Chapter Six: The Replacement


"You would have been proud of Sydney at the meeting today."

Irina looked up at Sark disinterestedly, and Sark frowned. He'd thought when she'd announced that he would be helping Sydney run the Organization, it meant that maybe she was ready to treat him like a human being. He should have known better. The only people he'd ever seen her treat with even a shred of decency were Sydney, Sydney's children, and of course, the dear, departed Michael.

"What's the matter, Irina dear?" Sark asked, moving into the chair opposite her desk.

"I don't know," Irina said distractedly, staring off into the distance. "I'm afraid I pushed Sydney into this too soon."

Sark raised his eyebrows in surprise. "She'd hardly been out of bed in a month, Irina."

"I know." To Sark's surprise, Irina's eyes actually filled with tears. Then she said something Sark would never have expected her to say in a million years. "I can't help but feel a bit responsible for Michael's death."

"Irina!"

"I do," Irina insisted. "I knew she was thinking about taking her father's deal, and I made her feel like doing so would be so deadly--"

"It would have been deadly," Sark said roughly. "To the Organization. We all would have gone to prison, Irina."

Irina looked at him as if he were, in fact, the stupidest person in the world. Sark hated how she acted like she was the most intelligent person alive, though, in fact, she might have been. "You know as well as I do that there are ways of avoiding such things, Sark. And as for the Organization folding, well--" she shrugged. "I'm getting older. Maybe I could have stood to say goodbye to all I've worked for if it meant that Sydney and Michael would have been happy."

"And that would have been extremely selfish of you," Sark snapped. He couldn't believe what he was hearing. "Maybe you wouldn't have gone to jail, but your employees would have. This hardly just affects you."

"I know," Irina said with a sigh.

Sark shook his head in disgust. "I think it's a good thing you're retiring," he sneered. "If this is the way you're thinking. I hope Sydney hasn't gone so soft."

Irina shook her head sadly. "That's just it, Sark. This thing that's happened to her, losing Michael-- it will only harden her. Make her think there's nothing good left in this world." She stared off into the distance, a soft smile spreading across her lips. "I was awful to Michael in the beginning, you know."

Sark smirked. "If you think having Brooke Banning throw herself at him was awful, yes, I suppose you were. A lot of men would have been thrilled to have a roll in the hay with her."

"A lot of men have been thrilled to have a roll in the hay with her," Irina pointed out derisively. "No, but-- things had been better with us, in the past few years. When I went to see Sydney, after I knew her father had contacted her," she reminisced. "Michael kissed my cheek, and Sydney got this flickering of a look on her face, just for a second, as if to say, when did this start? The truth was, he stopped finding me so repulsive around the time Emily was born. He was a wreck, spending all of his time at the hospital with her and Sydney. I was the one who convinced him that he needed to come home once in awhile, that his son needed him. He was always grateful to me for that. Much as it pained him to see that there might be some good in his evil mother-in-law, he was grateful to me for that."

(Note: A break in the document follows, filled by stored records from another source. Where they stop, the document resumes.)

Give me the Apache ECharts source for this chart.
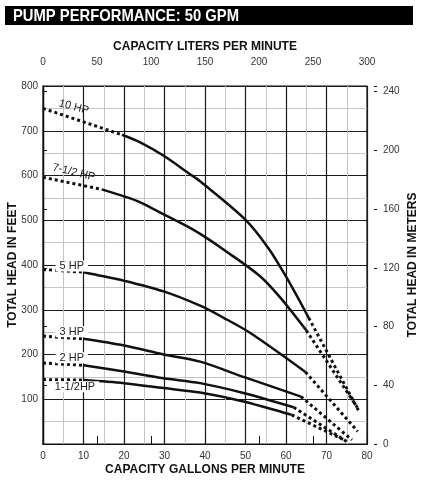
<!DOCTYPE html>
<html>
<head>
<meta charset="utf-8">
<script src="https://cdn.jsdelivr.net/npm/echarts@6/dist/echarts.min.js"></script>
<style>
  html, body { margin: 0; padding: 0; background: #fff; }
  #chart { width: 423px; height: 480px; }
</style>
</head>
<body>
<div id="chart"></div>
<script>
// capacity in gallons per minute, head in feet
const hp10Head = [[0, 750], [19.5, 691]];
const hp10Body = [[19.5, 691], [24, 674], [29.8, 644], [36.3, 603], [38.8, 587], [49.9, 502], [55.7, 437], [60.2, 371], [65.6, 282]];
const hp10Tail = [[65.6, 282], [78.2, 70]];

const hp75Head = [[0, 596], [14.5, 569]];
const hp75Body = [[14.5, 569], [19.8, 554], [24, 540], [29.8, 513], [36.3, 483], [39.6, 465], [45, 432], [53.6, 375], [58.6, 327], [65, 254]];
const hp75Tail = [[65, 254], [77.6, 82]];

const hp5Head = [[0, 390], [10, 384]];
const hp5Body = [[10, 384], [12.1, 380], [20, 365], [29.8, 341], [38.8, 309], [44.6, 282], [51.2, 248], [64.8, 161]];
const hp5Tail = [[64.8, 161], [77.7, 28]];

const hp3Head = [[0, 241], [10, 235]];
const hp3Body = [[10, 235], [20, 220], [29.8, 200], [38.8, 184], [49.5, 150], [63.7, 106]];
const hp3Tail = [[63.7, 106], [76.3, 9]];

const hp2Head = [[0, 181], [10, 176]];
const hp2Body = [[10, 176], [20, 162], [29.8, 147], [38.8, 136], [49.5, 114], [61.9, 82]];
const hp2Tail = [[61.9, 82], [75.4, 3]];

const hp15Head = [[0, 144], [10, 143]];
const hp15Body = [[10, 143], [20, 136], [29.8, 125], [38.8, 115], [49.5, 95], [61.4, 65]];
const hp15Tail = [[61.4, 65], [74.6, 8]];

// curve labels: text, gpm, feet, tilt
const curveLabels = [
  ['10 HP', 7.6, 753, -0.26],
  ['7-1/2 HP', 7.6, 607, -0.24],
  ['5 HP', 7.1, 398, 0],
  ['3 HP', 7.1, 251, 0],
  ['2 HP', 7.1, 193, 0],
  ['1-1/2HP', 7.9, 128, 0]
];

const FONT = 'Liberation Sans, Arial, sans-serif';
const FT_TO_M = 0.3048;

let myChart = echarts.init(document.getElementById('chart'));

function dotted(data) {
  return { type: 'line', data: data, symbol: 'none', silent: true, xAxisIndex: 0, yAxisIndex: 0,
    lineStyle: { color: '#111', width: 3, type: [3, 3], cap: 'butt' } };
}
function solid(data) {
  return { type: 'line', data: data, symbol: 'none', silent: true, smooth: 0.3,
    xAxisIndex: 0, yAxisIndex: 0, lineStyle: { color: '#111', width: 2.5 } };
}

let curves = [
  [hp10Head, hp10Body, hp10Tail],
  [hp75Head, hp75Body, hp75Tail],
  [hp5Head, hp5Body, hp5Tail],
  [hp3Head, hp3Body, hp3Tail],
  [hp2Head, hp2Body, hp2Tail],
  [hp15Head, hp15Body, hp15Tail]
];
let series = [];
curves.forEach(c => {
  series.push(dotted(c[0]));
  series.push(solid(c[1]));
  series.push(dotted(c[2]));
});

const nameStyle = { fontSize: 12, fontWeight: 'bold', color: '#111', fontFamily: FONT };

var option = {
  backgroundColor: '#fff',
  animation: false,
  textStyle: { fontFamily: FONT },
  grid: { left: 43, right: 56, top: 86, bottom: 36, containLabel: false, outerBoundsMode: 'none',
    show: true, borderColor: '#111', borderWidth: 1.2 },
  xAxis: [
    {
      type: 'value', position: 'bottom', min: 0, max: 80, interval: 10,
      name: 'CAPACITY GALLONS PER MINUTE', nameLocation: 'middle', nameGap: 20, nameMoveOverlap: false,
      nameTextStyle: nameStyle,
      axisLine: { lineStyle: { color: '#111', width: 1.2 } },
      axisTick: { show: false },
      axisLabel: { fontSize: 10, color: '#333', margin: 7, fontFamily: FONT },
      splitLine: { show: true, lineStyle: { color: '#1a1a1a', width: 1.2 } },
      minorTick: { show: false, splitNumber: 2 },
      minorSplitLine: { show: true, lineStyle: { color: '#c4c4c4', width: 1 } }
    },
    {
      type: 'value', position: 'top', min: 0, max: 300, interval: 50, offset: 8,
      name: 'CAPACITY LITERS PER MINUTE', nameLocation: 'middle', nameGap: 25, nameMoveOverlap: false,
      nameTextStyle: nameStyle,
      axisLine: { lineStyle: { color: '#111', width: 1.2 } },
      axisTick: { show: true, length: 8, lineStyle: { color: '#111' } },
      axisLabel: { fontSize: 10, color: '#333', margin: 11, fontFamily: FONT },
      splitLine: { show: false }
    }
  ],
  yAxis: [
    {
      type: 'value', position: 'left', min: 0, max: 800, interval: 100,
      name: 'TOTAL HEAD IN FEET', nameLocation: 'middle', nameGap: 24, nameRotate: 90, nameMoveOverlap: false,
      nameTextStyle: nameStyle,
      axisLine: { lineStyle: { color: '#111', width: 1.2 } },
      axisTick: { show: false },
      axisLabel: { fontSize: 10, color: '#333', margin: 5, fontFamily: FONT,
        formatter: v => (v === 0 ? '' : v) },
      splitLine: { show: true, lineStyle: { color: '#1a1a1a', width: 1.2 } },
      minorTick: { show: false, splitNumber: 2 },
      minorSplitLine: { show: true, lineStyle: { color: '#c4c4c4', width: 1 } }
    },
    {
      type: 'value', position: 'right', min: 0, max: 800 * FT_TO_M, interval: 40, offset: 10,
      name: 'TOTAL HEAD IN METERS', nameLocation: 'middle', nameGap: 30, nameRotate: 90, nameMoveOverlap: false,
      nameTextStyle: nameStyle,
      axisLine: { lineStyle: { color: '#111', width: 1.2 } },
      axisTick: { show: true, length: 4, lineStyle: { color: '#111' } },
      axisLabel: { fontSize: 10, color: '#333', margin: 6, fontFamily: FONT,
        formatter: v => (v % 40 === 0 ? v : '') },
      splitLine: { show: false }
    },
    {
      // inner half of the crossing ticks on the meters axis
      type: 'value', position: 'right', min: 0, max: 800 * FT_TO_M, interval: 40, offset: 10,
      axisLine: { show: false },
      axisTick: { show: true, inside: true, length: 3, lineStyle: { color: '#111' } },
      axisLabel: { show: false },
      splitLine: { show: false }
    }
  ],
  graphic: [
    { type: 'rect', shape: { x: 5, y: 6, width: 408, height: 19 }, style: { fill: '#000' } },
    { type: 'text', x: 13, y: 16.5, scaleX: 0.87, style: { text: 'PUMP PERFORMANCE: 50 GPM', fill: '#fff',
      font: 'bold 17px ' + FONT, verticalAlign: 'middle' } }
  ],
  series: series
};

myChart.setOption(option);

// place the curve names at their data positions
let labelGraphics = curveLabels.map(l => {
  let p = myChart.convertToPixel({ xAxisIndex: 0, yAxisIndex: 0 }, [l[1], l[2]]);
  return {
    type: 'text', x: p[0], y: p[1], rotation: l[3], z: 10,
    style: { text: l[0], fill: '#222', font: '11px ' + FONT, align: 'center', verticalAlign: 'middle',
      backgroundColor: l[3] === 0 ? '#fff' : 'transparent', padding: [0, 4] }
  };
});
myChart.setOption({ graphic: option.graphic.concat(labelGraphics) });
</script>
</body>
</html>
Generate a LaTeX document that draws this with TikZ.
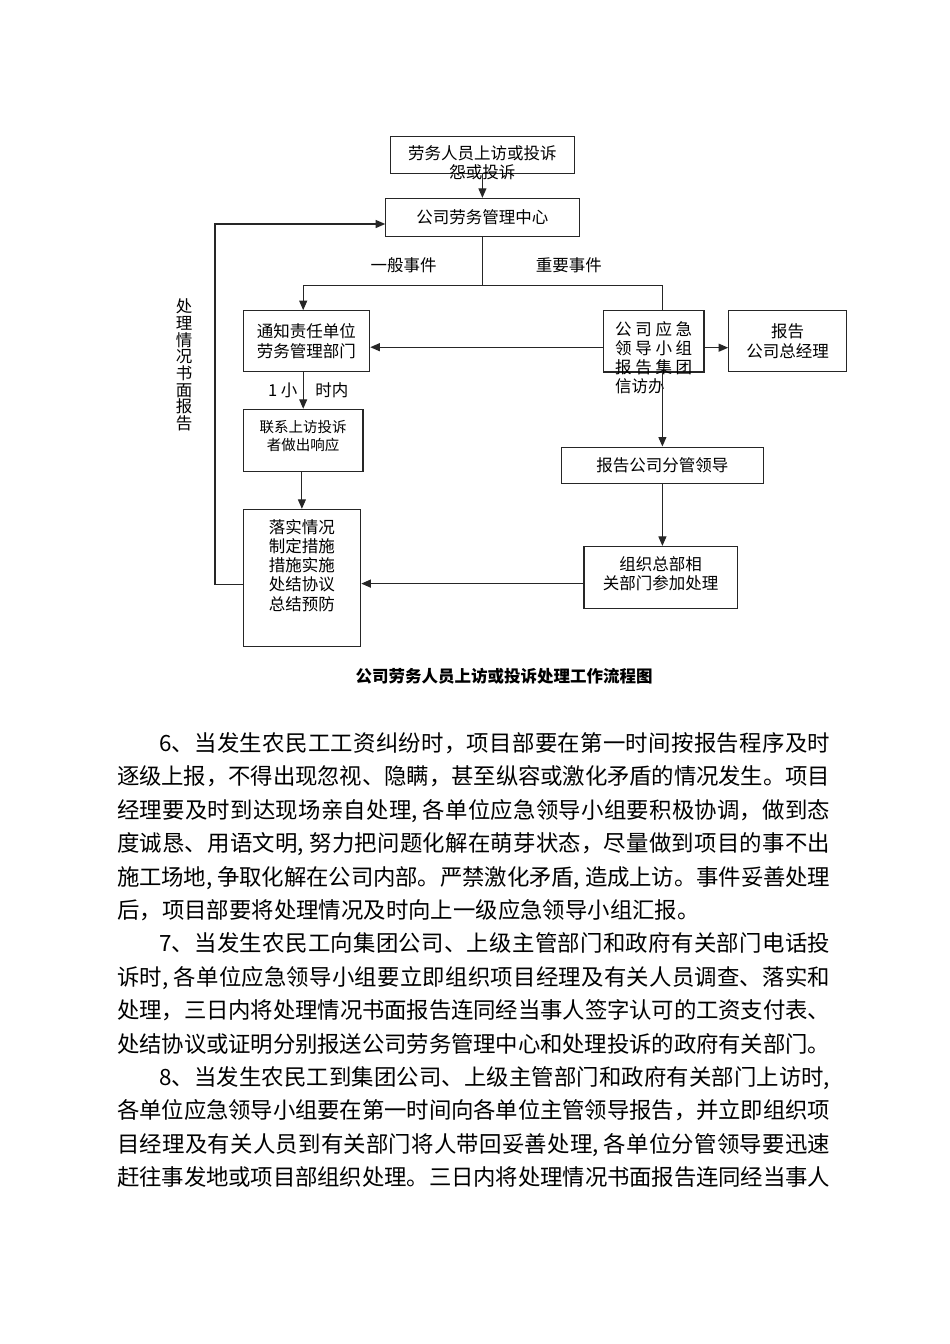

Sark wasn't exactly sure how to respond to that. He decided it best to stay silent.

Irina rose from her chair, pacing to the window and gazing out. "It never mattered what he thought of me, though," she said, staring out at the courtyard below. "It only mattered that he loved Sydney, and he did, Sark. He loved her so much."

Sark shifted in his seat uncomfortably. While at some level, he knew he should feel badly for Sydney, for what she had lost, he just didn't. He'd meant what he'd said when he'd told Sydney that Michael had kept her from reaching her true potential as a leader. He wouldn't miss him.

"I was the one who pushed her out of bed, pushed her to start living again," Irina continued. "But the truth is, I have no idea how she's going to go on without him."

Sark rose from his chair and moved to stand behind her, planting his hands on Irina's shoulders. "I'll help her."

Irina stared at him, her eyes showing an odd mixture of repulsion and acceptance. "Please don't try and take his place."

Sark felt an odd stab of anger and jealously, knowing that no matter how much time passed, he'd always be in Michael's shadow. He could only comfort himself with the fact that Michael wasn't around anymore.

He was. And everyone had better get used to it.